If you're after balance, the base piece is the central investment. An Italian ceramic bowl that works alone during the week and as the anchor of a larger composition on the weekend. The rest —candles, flowers, seasonal elements— are rotating accents that don't need to be expensive or permanent.
Accents for building both minimalist and maximalist compositions
Frequently asked questions
Does a minimalist centerpiece look good on a large table? It can, but the piece needs enough presence not to get lost. A 15 cm vase on a 2-meter table looks insignificant. If you go for minimalism on a large table, choose a piece of generous scale (30-40 cm in diameter) or repeat the same element two or three times along the table to create rhythm without overloading.
Can you mix minimalist and maximalist elements? It's what most people do in practice, even if they don't put a name to it. A restrained base —a single material, neutral colors— combined with touches of abundance —fresh flowers, seasonal fruit, the odd candle— is a balance that works in almost any dining room without forcing a pure style.
Which style is better for everyday tables? Minimalism or the mixed approach. A centerpiece you can clear away in a single gesture to set the plates, that requires no constant maintenance and that won't be damaged by daily use. The proportion and height rule helps you get the measurements right.

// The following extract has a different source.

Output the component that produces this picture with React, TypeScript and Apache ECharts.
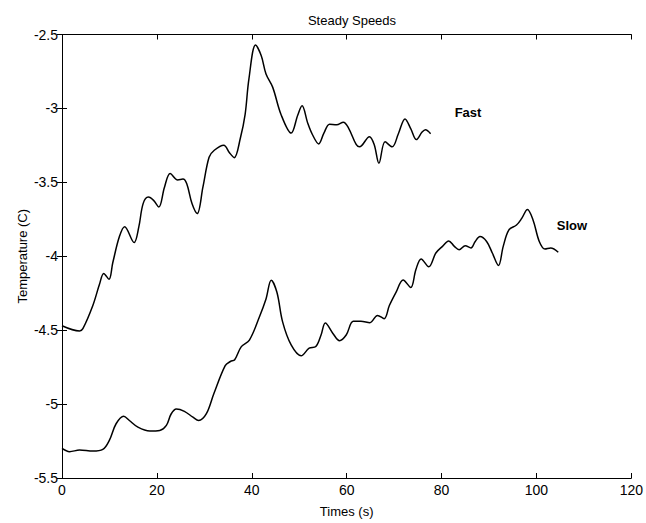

Does maximalism work all year round or only for special occasions? It works all year round if you know how to edit it. Summer maximalism is not winter maximalism: the materials, colors and natural elements change with the season. What stays is the structure of the composition —the base tray, the heights, the grouping— and what rotates is the content.
Which material is best for a versatile centerpiece? Ceramic, without a doubt. It's the material that moves best between both styles: a handcrafted ceramic piece works as a lone protagonist (minimalism) and as the anchor of a larger composition (maximalism). It's durable, never goes out of fashion and gains character over time. Caring for ceramic is minimal if you choose quality pieces.